What to produce —
Transcribe only the lines from the line with "Recreate this image" through the line with "from matplotlib.patches import", exactly, counting both of those lines as part of the stretch.
----- Exercise input
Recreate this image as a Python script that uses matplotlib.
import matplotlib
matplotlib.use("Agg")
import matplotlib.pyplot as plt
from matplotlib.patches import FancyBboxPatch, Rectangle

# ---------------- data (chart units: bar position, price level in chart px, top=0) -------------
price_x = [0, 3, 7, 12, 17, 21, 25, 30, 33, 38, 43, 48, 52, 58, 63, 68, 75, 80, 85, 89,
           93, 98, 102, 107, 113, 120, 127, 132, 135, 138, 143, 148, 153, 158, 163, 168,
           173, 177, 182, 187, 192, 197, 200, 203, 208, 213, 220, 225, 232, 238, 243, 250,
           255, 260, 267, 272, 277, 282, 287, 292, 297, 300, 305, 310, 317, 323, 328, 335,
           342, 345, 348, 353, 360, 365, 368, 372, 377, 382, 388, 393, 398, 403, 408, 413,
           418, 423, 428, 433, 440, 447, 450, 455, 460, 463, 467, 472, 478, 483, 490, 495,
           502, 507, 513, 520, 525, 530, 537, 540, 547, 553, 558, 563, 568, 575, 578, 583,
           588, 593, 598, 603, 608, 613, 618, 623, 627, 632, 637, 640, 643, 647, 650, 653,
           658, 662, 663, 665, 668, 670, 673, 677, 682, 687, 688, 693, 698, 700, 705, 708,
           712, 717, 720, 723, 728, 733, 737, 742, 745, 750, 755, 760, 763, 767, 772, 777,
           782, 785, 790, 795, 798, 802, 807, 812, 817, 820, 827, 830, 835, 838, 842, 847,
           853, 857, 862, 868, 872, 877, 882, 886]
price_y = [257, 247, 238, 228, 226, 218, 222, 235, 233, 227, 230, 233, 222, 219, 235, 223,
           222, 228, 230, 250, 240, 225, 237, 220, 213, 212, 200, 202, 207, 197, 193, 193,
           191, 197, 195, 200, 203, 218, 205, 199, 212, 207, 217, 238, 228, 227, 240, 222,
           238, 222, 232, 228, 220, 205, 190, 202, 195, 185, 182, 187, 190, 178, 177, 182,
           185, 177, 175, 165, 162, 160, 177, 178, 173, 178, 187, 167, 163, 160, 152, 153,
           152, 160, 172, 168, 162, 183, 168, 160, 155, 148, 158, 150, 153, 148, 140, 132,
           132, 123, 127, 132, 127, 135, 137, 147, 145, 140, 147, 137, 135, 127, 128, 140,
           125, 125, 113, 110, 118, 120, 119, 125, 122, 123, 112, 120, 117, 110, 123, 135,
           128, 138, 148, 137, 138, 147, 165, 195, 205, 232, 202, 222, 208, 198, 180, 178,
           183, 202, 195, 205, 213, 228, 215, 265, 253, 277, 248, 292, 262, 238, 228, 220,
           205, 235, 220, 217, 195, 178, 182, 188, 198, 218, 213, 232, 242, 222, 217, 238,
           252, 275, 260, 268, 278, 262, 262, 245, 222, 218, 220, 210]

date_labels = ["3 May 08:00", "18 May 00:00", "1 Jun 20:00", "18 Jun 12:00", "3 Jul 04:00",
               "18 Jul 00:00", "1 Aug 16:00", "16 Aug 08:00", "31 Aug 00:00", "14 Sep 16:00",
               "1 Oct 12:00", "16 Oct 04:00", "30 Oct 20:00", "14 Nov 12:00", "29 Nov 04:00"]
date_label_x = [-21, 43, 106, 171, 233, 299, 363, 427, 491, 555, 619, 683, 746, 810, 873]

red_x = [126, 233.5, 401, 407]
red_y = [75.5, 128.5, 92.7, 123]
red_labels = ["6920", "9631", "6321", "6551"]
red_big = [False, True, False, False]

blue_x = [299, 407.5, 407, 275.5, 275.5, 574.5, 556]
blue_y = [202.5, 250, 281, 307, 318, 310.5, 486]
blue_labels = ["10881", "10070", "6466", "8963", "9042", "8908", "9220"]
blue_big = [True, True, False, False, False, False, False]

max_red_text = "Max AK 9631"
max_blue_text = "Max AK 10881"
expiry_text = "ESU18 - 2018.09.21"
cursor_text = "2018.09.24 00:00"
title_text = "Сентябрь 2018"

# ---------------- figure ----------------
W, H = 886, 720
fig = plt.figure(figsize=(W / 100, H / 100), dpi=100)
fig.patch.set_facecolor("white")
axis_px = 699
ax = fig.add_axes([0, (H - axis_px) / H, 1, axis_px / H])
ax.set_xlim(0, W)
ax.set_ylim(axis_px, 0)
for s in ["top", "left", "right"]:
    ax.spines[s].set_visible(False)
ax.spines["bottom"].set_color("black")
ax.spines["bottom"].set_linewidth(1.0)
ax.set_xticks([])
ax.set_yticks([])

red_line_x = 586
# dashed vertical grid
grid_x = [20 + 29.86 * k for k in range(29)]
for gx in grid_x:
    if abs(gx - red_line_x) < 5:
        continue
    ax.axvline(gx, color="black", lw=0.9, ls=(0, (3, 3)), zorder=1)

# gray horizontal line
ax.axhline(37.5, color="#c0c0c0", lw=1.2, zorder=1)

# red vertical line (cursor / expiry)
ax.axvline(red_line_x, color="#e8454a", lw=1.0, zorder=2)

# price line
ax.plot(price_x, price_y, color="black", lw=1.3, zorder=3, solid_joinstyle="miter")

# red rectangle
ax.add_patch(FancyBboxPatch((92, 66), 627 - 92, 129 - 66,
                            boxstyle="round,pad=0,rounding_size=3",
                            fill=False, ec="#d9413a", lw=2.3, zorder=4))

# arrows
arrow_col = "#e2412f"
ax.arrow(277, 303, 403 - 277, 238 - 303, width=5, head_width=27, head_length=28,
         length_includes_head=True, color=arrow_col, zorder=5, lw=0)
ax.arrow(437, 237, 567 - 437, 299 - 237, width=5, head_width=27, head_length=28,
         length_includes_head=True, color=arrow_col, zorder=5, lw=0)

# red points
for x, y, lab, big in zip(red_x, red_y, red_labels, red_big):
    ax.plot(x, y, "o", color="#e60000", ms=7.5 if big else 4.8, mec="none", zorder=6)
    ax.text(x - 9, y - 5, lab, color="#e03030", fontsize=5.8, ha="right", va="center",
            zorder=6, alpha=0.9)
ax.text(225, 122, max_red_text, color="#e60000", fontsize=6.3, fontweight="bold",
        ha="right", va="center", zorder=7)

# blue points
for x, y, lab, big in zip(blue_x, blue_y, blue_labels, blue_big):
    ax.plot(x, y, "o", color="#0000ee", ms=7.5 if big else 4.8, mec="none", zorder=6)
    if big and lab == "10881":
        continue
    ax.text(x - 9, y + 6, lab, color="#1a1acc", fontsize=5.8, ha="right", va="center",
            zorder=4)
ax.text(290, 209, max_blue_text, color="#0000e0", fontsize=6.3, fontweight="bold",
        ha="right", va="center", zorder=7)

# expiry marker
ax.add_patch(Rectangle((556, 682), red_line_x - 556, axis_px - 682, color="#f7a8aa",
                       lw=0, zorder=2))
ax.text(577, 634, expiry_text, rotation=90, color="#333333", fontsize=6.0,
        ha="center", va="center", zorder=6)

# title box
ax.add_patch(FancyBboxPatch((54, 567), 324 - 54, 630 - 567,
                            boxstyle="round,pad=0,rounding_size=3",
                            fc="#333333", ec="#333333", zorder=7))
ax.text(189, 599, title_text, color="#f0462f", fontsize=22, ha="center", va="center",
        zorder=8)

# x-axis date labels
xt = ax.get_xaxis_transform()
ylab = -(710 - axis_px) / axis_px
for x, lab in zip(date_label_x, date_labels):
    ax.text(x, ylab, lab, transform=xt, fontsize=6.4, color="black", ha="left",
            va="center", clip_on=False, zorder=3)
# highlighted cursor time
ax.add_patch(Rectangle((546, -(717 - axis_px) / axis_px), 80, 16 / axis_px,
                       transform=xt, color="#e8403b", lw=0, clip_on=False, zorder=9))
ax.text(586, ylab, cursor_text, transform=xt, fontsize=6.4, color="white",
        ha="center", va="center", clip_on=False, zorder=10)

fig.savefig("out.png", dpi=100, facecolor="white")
----------
----- Exercise input
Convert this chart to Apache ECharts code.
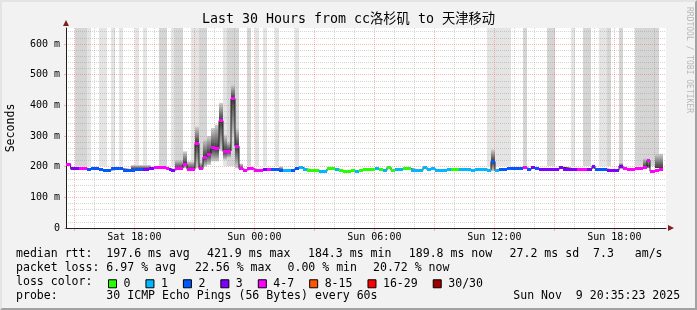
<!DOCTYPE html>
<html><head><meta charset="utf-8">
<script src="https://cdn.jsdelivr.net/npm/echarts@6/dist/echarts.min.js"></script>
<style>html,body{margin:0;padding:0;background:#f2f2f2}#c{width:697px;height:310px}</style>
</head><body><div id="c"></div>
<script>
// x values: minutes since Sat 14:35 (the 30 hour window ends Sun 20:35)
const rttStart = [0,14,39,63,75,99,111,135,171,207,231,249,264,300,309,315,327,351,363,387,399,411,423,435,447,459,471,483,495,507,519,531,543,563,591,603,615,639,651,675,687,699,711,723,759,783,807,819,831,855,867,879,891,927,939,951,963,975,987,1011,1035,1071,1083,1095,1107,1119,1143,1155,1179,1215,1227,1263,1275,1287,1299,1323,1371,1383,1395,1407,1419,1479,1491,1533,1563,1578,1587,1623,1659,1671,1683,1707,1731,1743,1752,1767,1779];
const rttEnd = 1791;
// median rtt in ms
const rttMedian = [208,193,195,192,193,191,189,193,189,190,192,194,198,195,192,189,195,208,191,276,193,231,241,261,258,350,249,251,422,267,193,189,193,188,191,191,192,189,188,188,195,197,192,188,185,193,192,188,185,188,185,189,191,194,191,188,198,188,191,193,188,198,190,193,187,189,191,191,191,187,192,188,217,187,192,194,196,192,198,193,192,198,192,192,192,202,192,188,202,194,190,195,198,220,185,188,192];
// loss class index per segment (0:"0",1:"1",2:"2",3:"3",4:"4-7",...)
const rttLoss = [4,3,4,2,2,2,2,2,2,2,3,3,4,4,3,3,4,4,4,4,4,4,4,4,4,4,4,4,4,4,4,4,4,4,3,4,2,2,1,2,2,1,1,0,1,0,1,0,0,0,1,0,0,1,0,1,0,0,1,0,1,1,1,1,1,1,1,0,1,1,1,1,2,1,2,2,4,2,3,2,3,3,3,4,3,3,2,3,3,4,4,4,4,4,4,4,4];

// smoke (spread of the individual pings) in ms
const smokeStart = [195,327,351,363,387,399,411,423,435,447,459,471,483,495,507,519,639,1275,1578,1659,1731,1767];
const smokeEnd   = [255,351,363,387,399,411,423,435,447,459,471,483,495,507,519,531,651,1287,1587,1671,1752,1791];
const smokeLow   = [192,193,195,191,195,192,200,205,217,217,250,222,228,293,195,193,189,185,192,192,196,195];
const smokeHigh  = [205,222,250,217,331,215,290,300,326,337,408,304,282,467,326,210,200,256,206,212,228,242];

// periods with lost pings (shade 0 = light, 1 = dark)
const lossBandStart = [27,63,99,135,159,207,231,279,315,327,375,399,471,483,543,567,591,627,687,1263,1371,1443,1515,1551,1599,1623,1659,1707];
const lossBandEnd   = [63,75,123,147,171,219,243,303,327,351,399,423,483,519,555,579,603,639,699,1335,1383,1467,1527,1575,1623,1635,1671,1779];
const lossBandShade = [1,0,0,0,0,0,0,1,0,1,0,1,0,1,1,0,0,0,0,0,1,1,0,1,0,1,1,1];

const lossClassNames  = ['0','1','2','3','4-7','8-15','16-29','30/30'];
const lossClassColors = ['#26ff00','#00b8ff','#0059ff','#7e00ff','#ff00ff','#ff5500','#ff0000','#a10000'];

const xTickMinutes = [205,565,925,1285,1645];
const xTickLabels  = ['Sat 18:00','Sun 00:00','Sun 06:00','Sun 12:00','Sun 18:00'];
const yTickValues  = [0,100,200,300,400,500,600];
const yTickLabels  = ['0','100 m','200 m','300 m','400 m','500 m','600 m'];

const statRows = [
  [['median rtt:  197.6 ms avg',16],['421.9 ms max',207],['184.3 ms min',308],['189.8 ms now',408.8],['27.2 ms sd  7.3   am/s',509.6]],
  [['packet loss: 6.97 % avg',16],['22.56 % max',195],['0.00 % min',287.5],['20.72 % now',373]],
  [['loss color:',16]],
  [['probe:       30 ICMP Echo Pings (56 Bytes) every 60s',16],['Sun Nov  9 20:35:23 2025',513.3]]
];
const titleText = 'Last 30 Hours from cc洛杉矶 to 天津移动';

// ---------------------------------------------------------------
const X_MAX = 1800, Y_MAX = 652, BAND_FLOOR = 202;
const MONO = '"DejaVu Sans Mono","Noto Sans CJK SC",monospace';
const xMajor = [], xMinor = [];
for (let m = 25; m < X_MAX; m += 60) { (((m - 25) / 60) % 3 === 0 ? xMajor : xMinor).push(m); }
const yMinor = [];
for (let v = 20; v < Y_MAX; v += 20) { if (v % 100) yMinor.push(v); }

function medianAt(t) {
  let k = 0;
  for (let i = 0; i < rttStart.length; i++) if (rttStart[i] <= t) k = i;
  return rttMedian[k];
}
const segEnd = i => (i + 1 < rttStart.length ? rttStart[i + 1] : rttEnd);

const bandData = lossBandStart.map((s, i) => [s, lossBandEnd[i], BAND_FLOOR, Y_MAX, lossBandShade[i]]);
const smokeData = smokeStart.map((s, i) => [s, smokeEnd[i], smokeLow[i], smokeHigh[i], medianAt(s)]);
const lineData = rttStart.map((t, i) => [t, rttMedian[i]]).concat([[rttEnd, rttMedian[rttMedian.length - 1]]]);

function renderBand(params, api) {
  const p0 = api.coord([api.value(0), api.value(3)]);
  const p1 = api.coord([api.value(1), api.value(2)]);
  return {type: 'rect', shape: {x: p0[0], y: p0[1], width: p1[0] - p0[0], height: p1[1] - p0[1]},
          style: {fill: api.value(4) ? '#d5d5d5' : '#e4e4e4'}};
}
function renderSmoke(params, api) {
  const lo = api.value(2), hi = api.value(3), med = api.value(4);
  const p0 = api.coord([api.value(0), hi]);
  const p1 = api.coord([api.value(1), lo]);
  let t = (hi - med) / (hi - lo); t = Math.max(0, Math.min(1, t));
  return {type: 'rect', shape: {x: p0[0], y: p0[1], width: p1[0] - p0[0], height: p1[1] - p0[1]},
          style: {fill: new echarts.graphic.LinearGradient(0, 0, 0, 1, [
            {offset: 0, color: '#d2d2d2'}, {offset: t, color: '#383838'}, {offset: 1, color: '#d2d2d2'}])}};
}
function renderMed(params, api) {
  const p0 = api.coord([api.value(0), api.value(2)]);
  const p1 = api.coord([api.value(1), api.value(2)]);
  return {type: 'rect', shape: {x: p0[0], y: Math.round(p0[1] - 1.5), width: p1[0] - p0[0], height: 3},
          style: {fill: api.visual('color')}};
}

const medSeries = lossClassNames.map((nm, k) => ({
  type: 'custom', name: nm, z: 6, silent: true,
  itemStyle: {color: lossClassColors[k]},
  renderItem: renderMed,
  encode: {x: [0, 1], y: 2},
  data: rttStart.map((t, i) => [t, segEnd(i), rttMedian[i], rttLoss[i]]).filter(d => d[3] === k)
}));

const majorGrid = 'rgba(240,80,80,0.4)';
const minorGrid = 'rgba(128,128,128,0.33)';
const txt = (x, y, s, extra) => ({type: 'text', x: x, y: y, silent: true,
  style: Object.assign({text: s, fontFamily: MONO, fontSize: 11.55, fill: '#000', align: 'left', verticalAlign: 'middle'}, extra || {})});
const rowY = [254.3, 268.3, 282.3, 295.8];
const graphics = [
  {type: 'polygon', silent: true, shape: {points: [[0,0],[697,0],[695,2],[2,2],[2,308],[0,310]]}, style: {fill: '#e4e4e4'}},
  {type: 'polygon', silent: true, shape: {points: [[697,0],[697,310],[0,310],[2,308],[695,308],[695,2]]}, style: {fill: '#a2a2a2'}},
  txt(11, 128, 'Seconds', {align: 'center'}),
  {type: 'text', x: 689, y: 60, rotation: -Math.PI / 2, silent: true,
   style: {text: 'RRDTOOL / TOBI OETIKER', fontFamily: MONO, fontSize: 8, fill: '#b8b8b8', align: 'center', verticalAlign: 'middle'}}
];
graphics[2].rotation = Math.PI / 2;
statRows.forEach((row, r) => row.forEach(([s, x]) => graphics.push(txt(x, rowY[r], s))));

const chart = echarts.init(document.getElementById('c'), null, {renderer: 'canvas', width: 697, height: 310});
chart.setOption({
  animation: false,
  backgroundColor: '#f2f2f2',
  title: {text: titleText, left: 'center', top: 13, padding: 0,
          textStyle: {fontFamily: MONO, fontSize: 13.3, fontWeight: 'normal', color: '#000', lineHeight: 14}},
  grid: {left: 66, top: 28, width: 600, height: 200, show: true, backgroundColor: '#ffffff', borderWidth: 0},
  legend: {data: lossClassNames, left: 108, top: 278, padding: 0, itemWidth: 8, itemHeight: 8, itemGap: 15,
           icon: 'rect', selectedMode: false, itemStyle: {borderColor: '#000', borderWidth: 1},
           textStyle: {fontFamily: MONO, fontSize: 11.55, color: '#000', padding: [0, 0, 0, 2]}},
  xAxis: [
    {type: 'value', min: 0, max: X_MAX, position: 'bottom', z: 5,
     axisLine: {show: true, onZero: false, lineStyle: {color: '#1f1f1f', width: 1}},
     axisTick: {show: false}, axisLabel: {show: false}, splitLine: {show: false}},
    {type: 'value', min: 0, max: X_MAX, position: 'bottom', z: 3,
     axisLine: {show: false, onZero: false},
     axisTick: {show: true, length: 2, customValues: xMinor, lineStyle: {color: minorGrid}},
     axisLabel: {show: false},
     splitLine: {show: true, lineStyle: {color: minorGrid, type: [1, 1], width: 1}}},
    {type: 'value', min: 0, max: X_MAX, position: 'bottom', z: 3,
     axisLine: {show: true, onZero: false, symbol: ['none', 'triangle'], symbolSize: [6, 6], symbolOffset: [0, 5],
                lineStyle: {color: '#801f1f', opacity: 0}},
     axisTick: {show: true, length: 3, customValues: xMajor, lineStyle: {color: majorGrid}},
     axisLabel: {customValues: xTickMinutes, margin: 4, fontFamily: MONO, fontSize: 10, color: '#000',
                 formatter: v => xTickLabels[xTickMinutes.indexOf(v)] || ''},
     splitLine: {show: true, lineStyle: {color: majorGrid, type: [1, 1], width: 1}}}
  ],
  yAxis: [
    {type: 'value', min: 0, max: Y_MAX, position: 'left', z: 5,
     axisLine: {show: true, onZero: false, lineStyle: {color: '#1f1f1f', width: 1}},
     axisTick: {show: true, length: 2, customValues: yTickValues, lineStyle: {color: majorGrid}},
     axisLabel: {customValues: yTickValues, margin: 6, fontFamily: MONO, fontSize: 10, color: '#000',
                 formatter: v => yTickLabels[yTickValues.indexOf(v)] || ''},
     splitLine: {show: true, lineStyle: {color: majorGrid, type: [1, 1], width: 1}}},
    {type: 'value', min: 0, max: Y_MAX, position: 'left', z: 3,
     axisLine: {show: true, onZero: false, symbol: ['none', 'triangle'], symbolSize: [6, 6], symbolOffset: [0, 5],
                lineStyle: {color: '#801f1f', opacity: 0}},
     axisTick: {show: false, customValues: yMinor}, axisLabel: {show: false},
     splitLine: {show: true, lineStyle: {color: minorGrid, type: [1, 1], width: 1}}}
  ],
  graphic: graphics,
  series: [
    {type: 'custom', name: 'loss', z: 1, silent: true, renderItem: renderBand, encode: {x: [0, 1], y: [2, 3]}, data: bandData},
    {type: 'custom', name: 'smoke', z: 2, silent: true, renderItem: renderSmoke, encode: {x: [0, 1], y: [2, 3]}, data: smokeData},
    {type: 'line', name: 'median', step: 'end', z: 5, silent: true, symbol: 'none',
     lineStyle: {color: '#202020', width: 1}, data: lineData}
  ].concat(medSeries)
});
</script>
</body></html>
----------
In response —
Recreate this image as a Python script that uses matplotlib.
import matplotlib
matplotlib.use("Agg")
import matplotlib.pyplot as plt
from matplotlib.patches import FancyBboxPatch, Rectangle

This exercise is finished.